Frequently Asked Questions
What's the difference between wood elves and high elves?
**Origin:** High elves (Calaquendi) traveled to Valinor and dwelt with the Valar; wood elves (Moriquendi or Silvan) never made the journey or returned to Middle-earth before the High Elves arrived. **Culture:** High elves are formal, ceremonial, urban — wood elves are practical, woodland, often suspicious of outsiders. **Language:** High elves speak Quenya (formal/ancient); wood elves speak Sindarin with Silvan dialect.
Can I use these names for D&D wood elves?
Absolutely — D&D wood elves are explicitly designed around Tolkien's Silvan elves. The Player's Handbook gives example names like Berrian, Riardon, and Tarivol that share the same phonetic register as the generator output.
Do wood elves have surnames?
Most don't carry hereditary surnames in the modern sense. They often use patronymics (*Legolas Thranduilion* = Legolas son of Thranduil), forest of origin (*of Mirkwood*), or earned epithets. For a D&D character, you can use the suggested 'family names' from the Player's Handbook (*Amakir*, *Galanodel*, *Holimion*) or generate compound naturalist names.

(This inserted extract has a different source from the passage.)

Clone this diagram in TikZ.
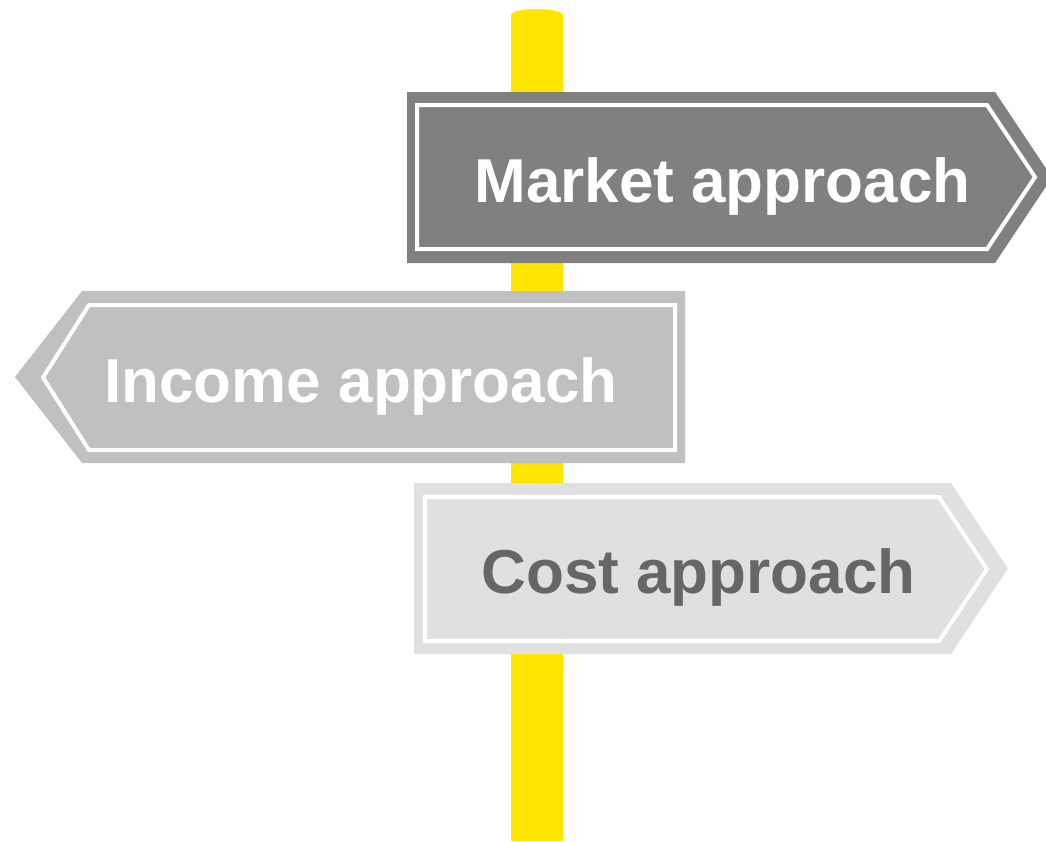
\documentclass[tikz,border=0pt]{standalone}
\usepackage{fontspec}
\setmainfont{Liberation Sans}
\definecolor{poleyellow}{HTML}{FFE500}
\definecolor{marketgrey}{HTML}{808080}
\definecolor{incomegrey}{HTML}{C0C0C0}
\definecolor{costgrey}{HTML}{E0E0E0}
\definecolor{costtext}{HTML}{666666}
\tikzset{
  signouter/.style={draw=none},
  signinner/.style={draw=white, line width=4pt, line join=miter},
  signtext/.style={inner sep=0pt, anchor=base, font=\fontsize{62}{70}\selectfont\bfseries},
}
\begin{document}
\begin{tikzpicture}[x=1pt, y=-1pt]
\useasboundingbox (0,0) rectangle (1046,841);
\clip (0,0) rectangle (1046,841);
% pole
\fill[poleyellow] (511,841) -- (511,15) arc[start angle=180, end angle=360, x radius=26, y radius=6] -- (563,841) -- cycle;
% market sign
\fill[marketgrey] (407,92) -- (995,92) -- (1052,177.5) -- (995,263) -- (407,263) -- cycle;
\draw[signinner] (417,105) -- (987,105) -- (1035,177) -- (987,249) -- (417,249) -- cycle;
\node[signtext, text=white] (market) at (722.5,202) {Market approach};
% income sign
\fill[incomegrey] (685,291) -- (82,291) -- (15,377) -- (82,463) -- (685,463) -- cycle;
\draw[signinner] (675,305) -- (89,305) -- (43,377.5) -- (89,450) -- (675,450) -- cycle;
\node[signtext, text=white] (income) at (361,402) {Income approach};
% cost sign
\fill[costgrey] (414,483) -- (951,483) -- (1008,568.5) -- (951,654) -- (414,654) -- cycle;
\draw[signinner] (425,497) -- (939,497) -- (987,569) -- (939,641) -- (425,641) -- cycle;
\node[signtext, text=costtext] (cost) at (698.5,593) {Cost approach};
\end{tikzpicture}
\end{document}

Are wood elves the same as Silvan elves?
Roughly, yes. In Tolkien's mythology, **Silvan Elves** is the proper Sindarin term; **wood elves** is the English description. Both refer to the elves of the great forests of Middle-earth — primarily the Greenwood (Mirkwood) and Lothlórien. D&D collapsed the term to 'wood elf' for game simplicity.